The current system has only degenerated on qualitative parameters. Hence, in no way is it working constructively. As far as reservation is concerned, it is only a political instrument to divide. It is being played because people think education implies big buildings and infrastructure. If education is within, if education is about empowering the self – what has reservation to do with this; it hardly matters whether it is there or not. What stopped Dr. Abdul Kalam from becoming what he became? What can stop a farmer to innovate on his work, if he does so? Everyone thinks, his child is going to be rich as an engineer or a doctor only if he sits in a 3 star building – that is a different problem altogether. The reason the term Gurukul is gaining dominance at least in the perception of people today, it is because it addresses a wide range of problems including this issue.
- For parents who make a prestige issue in sending their kids to expensive, convent schools or those who give an argument of saffronisation of education, why should they consider Gurukul model?
Your question has three different issues – status attitude of parents, saffronisation and Gurukuls. Status attitude of parents has developed due to westernisation of culture. Prevailing education has a role in it. Saffronisation has erroneously become a political and religious issue. Culturally, saffronisation is our core national identity. It has a deep meaning and connect with the spiritual growth of a society. Education should not have dropped it for any reason in the first place. Gurukul is not a model of consideration – it is a state of perfection in the field of education. If we go on improving any of the best operating education models in the world, we will finally create a Gurukul. Gurukul is not about choice, it is about reaching to the highest level of knowledge and practice.
- Who do you see as your role model and why?

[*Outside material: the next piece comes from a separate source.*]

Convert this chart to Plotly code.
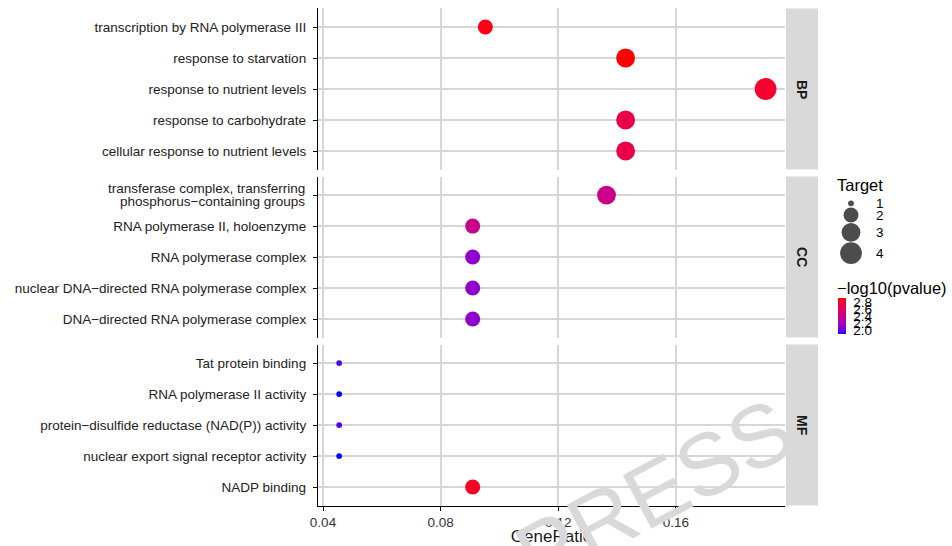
import numpy as np
import plotly.graph_objects as go

# ---------------- data ----------------
bp_terms = ["transcription by RNA polymerase III", "response to starvation",
            "response to nutrient levels", "response to carbohydrate",
            "cellular response to nutrient levels"]
bp_ratio = [0.0952, 0.1429, 0.1905, 0.1429, 0.1429]
bp_count = [2, 3, 4, 3, 3]
bp_logp = [2.87, 2.91, 2.79, 2.68, 2.68]

cc_terms = ["transferase complex, transferring<br>phosphorus\u2212containing groups",
            "RNA polymerase II, holoenzyme", "RNA polymerase complex",
            "nuclear DNA\u2212directed RNA polymerase complex",
            "DNA\u2212directed RNA polymerase complex"]
cc_ratio = [0.1364, 0.0909, 0.0909, 0.0909, 0.0909]
cc_count = [3, 2, 2, 2, 2]
cc_logp = [2.40, 2.39, 2.10, 2.11, 2.10]

mf_terms = ["Tat protein binding", "RNA polymerase II activity",
            "protein\u2212disulfide reductase (NAD(P)) activity",
            "nuclear export signal receptor activity", "NADP binding"]
mf_ratio = [0.0455, 0.0455, 0.0455, 0.0455, 0.0909]
mf_count = [1, 1, 1, 1, 2]
mf_logp = [1.96, 1.89, 1.96, 1.89, 2.83]

facets = ["BP", "CC", "MF"]
x_ticks = [0.04, 0.08, 0.12, 0.16]
target_levels = [1, 2, 3, 4]
cbar_ticks = [2.0, 2.2, 2.4, 2.6, 2.8]

panels = [(bp_terms, bp_ratio, bp_count, bp_logp),
          (cc_terms, cc_ratio, cc_count, cc_logp),
          (mf_terms, mf_ratio, mf_count, mf_logp)]

# ---------------- colour scale (ggplot-like Lab gradient blue -> red) ----------------
def _lin(c):
    c = c / 255.0
    return np.where(c <= 0.04045, c / 12.92, ((c + 0.055) / 1.055) ** 2.4)

M = np.array([[0.4124, 0.3576, 0.1805], [0.2126, 0.7152, 0.0722], [0.0193, 0.1192, 0.9505]])
WP = np.array([0.95047, 1.0, 1.08883])

def rgb2lab(rgb):
    xyz = M @ _lin(np.array(rgb, float)) / WP
    f = np.where(xyz > 0.008856, np.cbrt(xyz), 7.787 * xyz + 16 / 116)
    return np.array([116 * f[1] - 16, 500 * (f[0] - f[1]), 200 * (f[1] - f[2])])

def lab2hex(lab):
    L, a, b = lab
    fy = (L + 16) / 116
    f = np.array([fy + a / 500, fy, fy - b / 200])
    xyz = np.where(f ** 3 > 0.008856, f ** 3, (f - 16 / 116) / 7.787) * WP
    lin = np.linalg.inv(M) @ xyz
    lin = np.clip(lin, 0, 1)
    s = np.where(lin <= 0.0031308, 12.92 * lin, 1.055 * lin ** (1 / 2.4) - 0.055)
    s = np.clip(np.round(s * 255), 0, 255).astype(int)
    return "#%02x%02x%02x" % tuple(s)

lab_lo, lab_hi = rgb2lab([0, 0, 255]), rgb2lab([255, 0, 0])
colorscale = [[t, lab2hex(lab_lo + (lab_hi - lab_lo) * t)] for t in np.linspace(0, 1, 21)]

all_p = bp_logp + cc_logp + mf_logp
pmin, pmax = min(all_p), max(all_p)
all_c = bp_count + cc_count + mf_count
cmin_, cmax_ = min(all_c), max(all_c)

def diam(v):
    s = 1 + 5 * np.sqrt((np.array(v, float) - cmin_) / (cmax_ - cmin_))
    return list(3.2 * s + 2.6)

# ---------------- geometry ----------------
W, H = 952, 546
ML, MR, MT, MB = 318, 2, 8, 40
PW, PH = W - ML - MR, H - MT - MB

def px(xp):
    return (xp - ML) / PW

def py(yp):
    return (H - MB - yp) / PH

panel_right = 785
strip_right = 818
row_px = [(8.4, 169.6), (176.5, 337.6), (344.5, 505.6)]

GRID = "#d6d6d6"
LABEL_FONT = dict(size=13.5, color="#222222")
fig = go.Figure()

for i, (terms, ratio, count, logp) in enumerate(panels):
    k = "" if i == 0 else str(i + 1)
    fig.add_trace(go.Scatter(
        x=ratio, y=terms, mode="markers", xaxis="x" + k, yaxis="y" + k,
        showlegend=False, hoverinfo="skip",
        marker=dict(size=diam(count), sizemode="diameter", color=logp,
                    colorscale=colorscale, cmin=pmin, cmax=pmax,
                    line=dict(width=0), opacity=1,
                    showscale=(i == 0),
                    colorbar=dict(x=px(838), xanchor="left", xpad=0,
                                  y=py(334), yanchor="bottom", ypad=0,
                                  len=36, lenmode="pixels", thickness=8,
                                  thicknessmode="pixels", outlinewidth=0,
                                  tickvals=cbar_ticks,
                                  ticktext=["%.1f" % v for v in cbar_ticks],
                                  ticks="outside", ticklen=5, tickcolor="white",
                                  tickfont=dict(size=13.5, color="#000000"))),
    ))
    top, bot = row_px[i]
    last = i == 2
    # multi-line labels are drawn as stacked annotations (tighter line spacing, like ggplot)
    ticktext = ["" if "<br>" in t else t for t in terms]
    fig.layout["xaxis" + k] = dict(
        domain=[0, px(panel_right)], anchor="y" + k, range=[0.0383, 0.1971],
        tickvals=x_ticks, ticktext=["%.2f" % v for v in x_ticks],
        showgrid=True, gridcolor=GRID, gridwidth=1.6, zeroline=False,
        showticklabels=last, showline=last, linecolor="#000000", linewidth=1.3,
        ticks="outside" if last else "", ticklen=4, tickwidth=1.2, tickcolor="#000000",
        tickfont=dict(size=13.5, color="#333333"),
        title=dict(text="GeneRatio" if last else "", font=dict(size=17, color="#1a1a1a"),
                   standoff=0),
        fixedrange=True,
        **({} if i == 0 else {"matches": "x"}))
    fig.layout["yaxis" + k] = dict(
        domain=[py(bot), py(top)], anchor="x" + k, type="category",
        categoryorder="array", categoryarray=list(reversed(terms)),
        tickvals=terms, ticktext=ticktext,
        range=[-0.6, 4.6], showgrid=True, gridcolor=GRID, gridwidth=1.6,
        zeroline=False, showline=True, linecolor="#000000", linewidth=1.3,
        ticks="outside", ticklen=4, tickwidth=1.2, tickcolor="#000000",
        ticklabelstandoff=4,
        tickfont=LABEL_FONT, fixedrange=True)
    for t in terms:
        if "<br>" in t:
            lines = t.split("<br>")
            for li, line in enumerate(lines):
                off = (li - (len(lines) - 1) / 2) * 12.5
                fig.add_annotation(xref="x" + k + " domain", yref="y" + k, x=0, y=t,
                                   yshift=-off, xshift=-11, text=line, showarrow=False,
                                   xanchor="right", yanchor="middle", font=LABEL_FONT)
    # strip
    fig.add_shape(type="rect", xref="paper", yref="paper",
                  x0=px(panel_right + 1), x1=px(strip_right), y0=py(bot), y1=py(top),
                  fillcolor="#d9d9d9", line=dict(width=0), layer="below")
    fig.add_annotation(xref="paper", yref="paper", x=px((panel_right + 1 + strip_right) / 2),
                       y=py((top + bot) / 2), text="<b>%s</b>" % facets[i], textangle=90,
                       showarrow=False, font=dict(size=14, color="#1a1a1a"),
                       xanchor="center", yanchor="middle")

# ---------------- size key ----------------
key_d = diam(target_levels)
key_h = [max(d + 0.4, 8) for d in key_d]
centers = []
c = 203.3
for j, h in enumerate(key_h):
    if j > 0:
        c += (key_h[j - 1] + h) / 2
    centers.append(c)
fig.add_trace(go.Scatter(
    x=[851] * len(target_levels), y=centers, mode="markers", xaxis="x4", yaxis="y4",
    showlegend=False, hoverinfo="skip",
    marker=dict(size=key_d, sizemode="diameter", color="#000000", line=dict(width=0))))
fig.layout["xaxis4"] = dict(domain=[px(830), px(900)], range=[830, 900], visible=False,
                            anchor="y4", fixedrange=True)
fig.layout["yaxis4"] = dict(domain=[py(275), py(190)], range=[275, 190], visible=False,
                            anchor="x4", fixedrange=True)
for lv, cy in zip(target_levels, centers):
    fig.add_annotation(xref="x4", yref="y4", x=874, y=cy, text=str(lv), showarrow=False,
                       xanchor="left", yanchor="middle", font=dict(size=13.5, color="#000000"))

fig.add_annotation(xref="paper", yref="paper", x=px(835), y=py(185), text="Target",
                   showarrow=False, xanchor="left", yanchor="middle",
                   font=dict(size=16.5, color="#000000"))
fig.add_annotation(xref="paper", yref="paper", x=px(835), y=py(288), text="\u2212log10(pvalue)",
                   showarrow=False, xanchor="left", yanchor="middle",
                   font=dict(size=16.5, color="#000000"))

# watermark
fig.add_annotation(xref="paper", yref="paper", x=px(654), y=py(492), text="PRESS",
                   showarrow=False, textangle=-28, xanchor="center", yanchor="middle",
                   font=dict(size=88, color="#d9d9d9"))

fig.update_layout(
    width=W, height=H, margin=dict(l=ML, r=MR, t=MT, b=MB, autoexpand=False),
    paper_bgcolor="white", plot_bgcolor="white",
    font=dict(family="Liberation Sans, Arial, sans-serif", color="#222222"),
    showlegend=False,
)

fig.write_html("out.html", config={"displayModeBar": False},
               post_script="document.body.style.margin='0';")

Our nation has produced endless heroes and leaders in all areas. Choosing a particular one is difficult. If I discount pre-Mahabharat era and limit myself only to four characters, my take is Chanakya, Shankaracharya, Chhatrapati Shivaji and Swami Vivekananda. All of them were saviours of our National Identity. All of them worked successfully to protect the core of our nation – Bharatiya or Hindu culture. If our education cannot give such strengths to sustain humanity, it is not worth.
- What are your plans for future?
Future is infinite and hence no plans. I try to live on the philosophy of Bhagwat Gita – that guides us to live a righteous life without any attachments. The passion comes from the idea that we remain unaffected by success or failure. The passion is driven more by purpose of life and work for the betterment of all. Instead of future, our focus should be on leaving an impressive past. And that comes when you are established in Bhagwat Gita way of life.
- Your message for our readers?
I strongly believe that while you work on poverty and employment, you cannot move ahead without spiritual unity of various cultures. Our nation presently is good in producing infrastructure, but weak in developing good culture at educational institutions. It is culture that sets the trend of excellence. Excellence is within an individual and a spiritual entity. Whenever we want good health, a good doctor is the primary choice and the hospital building is secondary. Similarly, for holistic development of the child, buildings should be secondary and qualitative development of the child should be our primary lookout.